Given the tremendous opportunities and challenges emerging in this space, we’re building on our Trusted AI Principles with a new set of guidelines focused on the responsible development and implementation of generative AI.
We are still in the early days of this transformative technology, and these guidelines are very much a work in progress — but we’re committed to learning and iterating in partnership with others to find solutions.
Below are five guidelines we’re using to guide the development of trusted generative AI, here at Salesforce and beyond.
Accuracy: We need to deliver verifiable results that balance accuracy, precision, and recall in the models by enabling customers to train models on their own data. We should communicate when there is uncertainty about the veracity of the AI’s response and enable users to validate these responses. This can be done by citing sources, explainability of why the AI gave the responses it did (e.g., chain-of-thought prompts), highlighting areas to double-check (e.g., statistics, recommendations, dates), and creating guardrails that prevent some tasks from being fully automated (e.g., launch code into a production environment without a human review).
Safety: As with all of our AI models, we should make every effort to mitigate bias, toxicity, and harmful output by conducting bias, explainability, and robustness assessments, and red teaming. We must also protect the privacy of any personally identifying information (PII) present in the data used for training and create guardrails to prevent additional harm (e.g., force publishing code to a sandbox rather than automatically pushing to production).

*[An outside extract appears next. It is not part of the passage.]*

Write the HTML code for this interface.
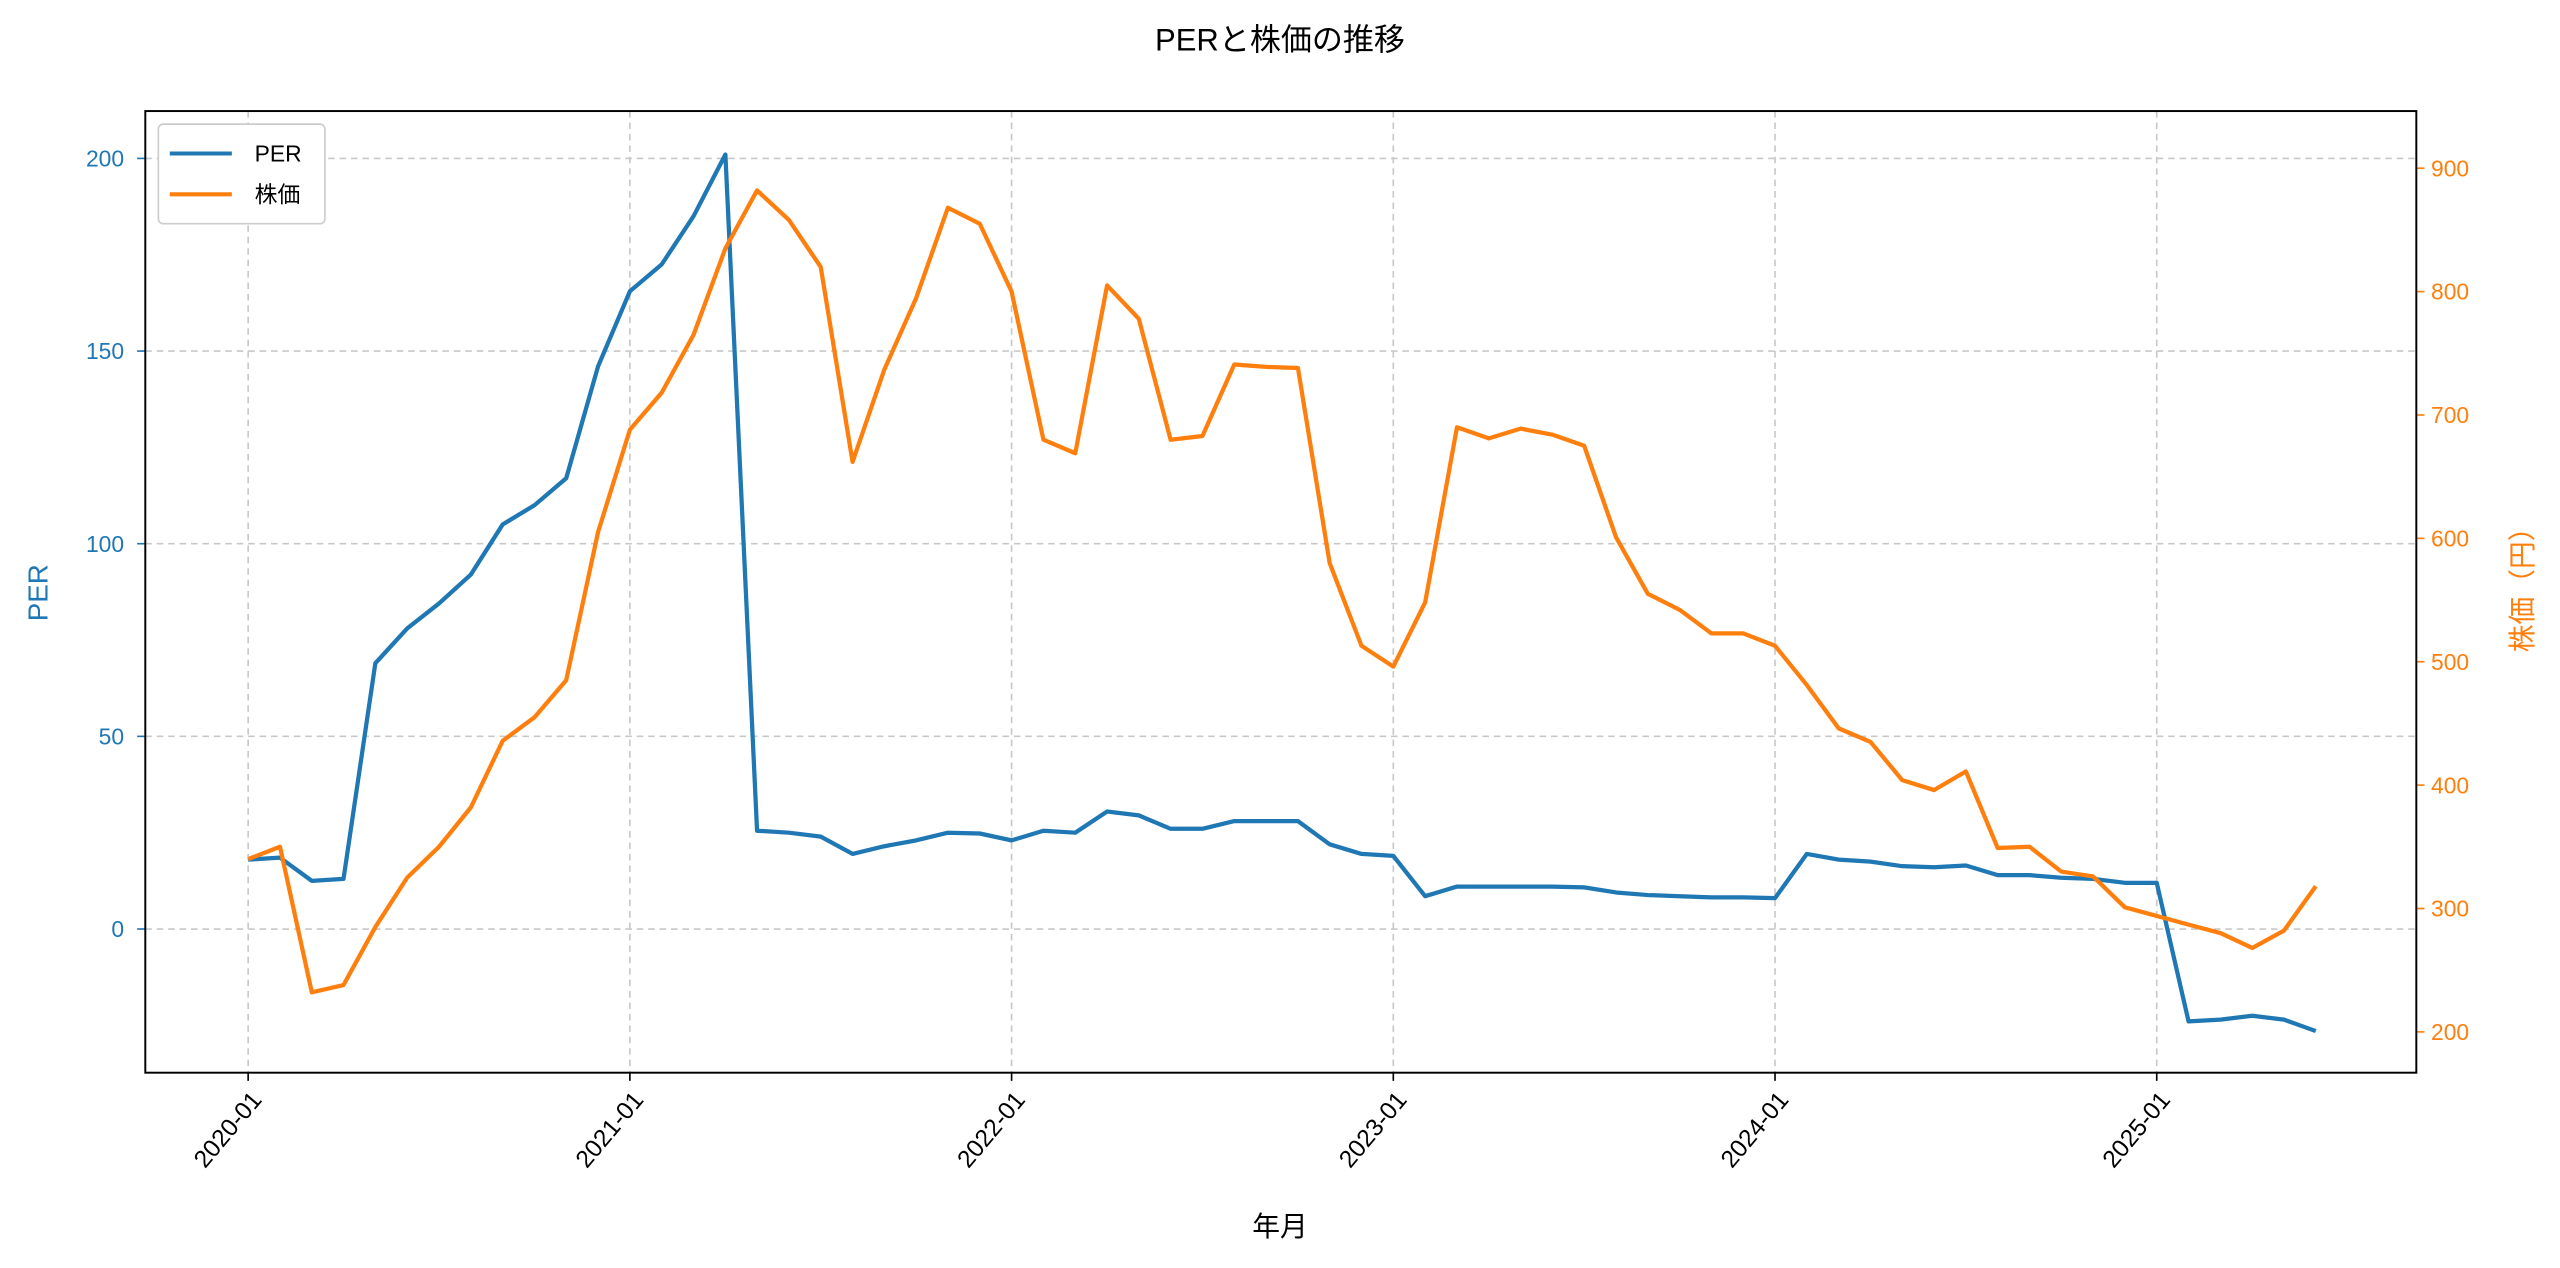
<!DOCTYPE html>
<html><head><meta charset="utf-8"><style>
html,body{margin:0;padding:0;background:#fff;}
svg{display:block;font-family:"Liberation Sans","Noto Sans CJK JP",sans-serif;}
</style></head><body>
<svg id="chart" width="2560" height="1268" viewBox="0 0 1568 776.6" xmlns="http://www.w3.org/2000/svg">
<rect width="1568" height="776.6" fill="#fff"/>
<text x="784" y="31" text-anchor="middle" font-size="19" fill="#000">PERと株価の推移</text>
<g id="grid"></g>
<g id="axes"></g>
<g id="lines"></g>
<rect x="89" y="68" width="1391" height="589" fill="none" stroke="#000" stroke-width="1.2"/>
<g>
<rect x="97" y="76" width="102" height="61" rx="3" fill="#fff" stroke="#ccc" stroke-width="1"/>
<line x1="104" y1="94" x2="142" y2="94" stroke="#1f77b4" stroke-width="2.5"/>
<text x="156" y="99" font-size="14">PER</text>
<line x1="104" y1="119" x2="142" y2="119" stroke="#ff7f0e" stroke-width="2.5"/>
<text x="156" y="124" font-size="14">株価</text>
</g>
<text x="784" y="757" text-anchor="middle" font-size="17">年月</text>
<text transform="translate(29,363) rotate(-90)" text-anchor="middle" font-size="17" fill="#1f77b4">PER</text>
<text transform="translate(1551,357) rotate(-90)" text-anchor="middle" font-size="17" fill="#ff7f0e">株価（円）</text>
</svg>
<script>
const perValues=[18,18.5,12.5,13,69,78,84.5,92,105,110,117,146,165.5,172.5,185,201,25.5,25,24,19.5,21.5,23,25,24.8,23,25.5,25,30.5,29.5,26,26,28,28,28,22,19.5,19,8.5,11,11,11,11,10.8,9.5,8.8,8.5,8.2,8.2,8,19.5,18,17.5,16.3,16,16.5,14,14,13.3,13,12,12,-24,-23.5,-22.5,-23.5,-26.5];
const priceValues=[340,350,232,238,285,325,350,382,436,455,485,605,688,718,765,835,882,858,820,662,737,795,868,855,800,680,669,805,778,680,683,741,739,738,580,513,496,548,690,681,689,684,675,601,555,542,523,523,513,481,446,435,404,396,411,349,350,330,326,301,294,287,280,268,282,318];
const xTickLabels=["2020-01","2021-01","2022-01","2023-01","2024-01","2025-01"];
const perTicks=[0,50,100,150,200];
const priceTicks=[200,300,400,500,600,700,800,900];
const startYear=2020;

const NS="http://www.w3.org/2000/svg";
const xScale=m=>152+(1169/60)*m;
const yPer=v=>569-(472/200)*v;
const yPrice=v=>632-(529/700)*(v-200);
function mk(tag,attrs,parent){const e=document.createElementNS(NS,tag);for(const k in attrs)e.setAttribute(k,attrs[k]);parent.appendChild(e);return e;}
const grid=document.getElementById('grid'),axes=document.getElementById('axes'),lines=document.getElementById('lines');

xTickLabels.forEach((lab,i)=>{
  const x=xScale(i*12);
  const g=mk('line',{x1:x,y1:68,x2:x,y2:657,stroke:'#c8c8c8','stroke-dasharray':'4,3','stroke-width':1},grid);
  
  
  const t=mk('line',{x1:x,y1:657,x2:x,y2:662,stroke:'#000'},axes);
  
  
  const tx=mk('text',{transform:`translate(${x+9},${674}) rotate(-50)`,'text-anchor':'end','font-size':15},axes);
  tx.textContent=lab;
  
  
});
perTicks.forEach(v=>{
  const y=yPer(v);
  const g=mk('line',{x1:89,y1:y,x2:1480,y2:y,stroke:'#c8c8c8','stroke-dasharray':'4,3','stroke-width':1},grid);
  
  
  const t=mk('line',{x1:84,y1:y,x2:89,y2:y,stroke:'#1f77b4'},axes);
  
  
  const tx=mk('text',{x:76,y:y+5,'text-anchor':'end','font-size':14,fill:'#1f77b4'},axes);
  tx.textContent=v;
  
  
});
priceTicks.forEach(v=>{
  const y=yPrice(v);
  const t=mk('line',{x1:1480,y1:y,x2:1485,y2:y,stroke:'#ff7f0e'},axes);
  
  
  const tx=mk('text',{x:1489,y:y+5,'font-size':14,fill:'#ff7f0e'},axes);
  tx.textContent=v;
  
  
});
const perPts=perValues.map((v,i)=>xScale(i).toFixed(1)+','+yPer(v).toFixed(1)).join(' ');
const pricePts=priceValues.map((v,i)=>xScale(i).toFixed(1)+','+yPrice(v).toFixed(1)).join(' ');
const lp=mk('polyline',{points:perPts,fill:'none',stroke:'#1f77b4','stroke-width':2.6,'stroke-linejoin':'round'},lines);


const lo=mk('polyline',{points:pricePts,fill:'none',stroke:'#ff7f0e','stroke-width':2.6,'stroke-linejoin':'round'},lines);


</script>
</body></html>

Honesty: When collecting data to train and evaluate our models, we need to respect data provenance and ensure that we have consent to use data (e.g., open-source, user-provided). We must also be transparent that an AI has created content when it is autonomously delivered (e.g., chatbot response to a consumer, use of watermarks).
Empowerment: There are some cases where it is best to fully automate processes but there are other cases where AI should play a supporting role to the human — or where human judgment is required. We need to identify the appropriate balance to “supercharge” human capabilities and make these solutions accessible to all (e.g., generate ALT text to accompany images).
Sustainability: As we strive to create more accurate models, we should develop right-sized models where possible to reduce our carbon footprint. When it comes to AI models, larger doesn’t always mean better: In some instances, smaller, better-trained models outperform larger, more sparsely trained models.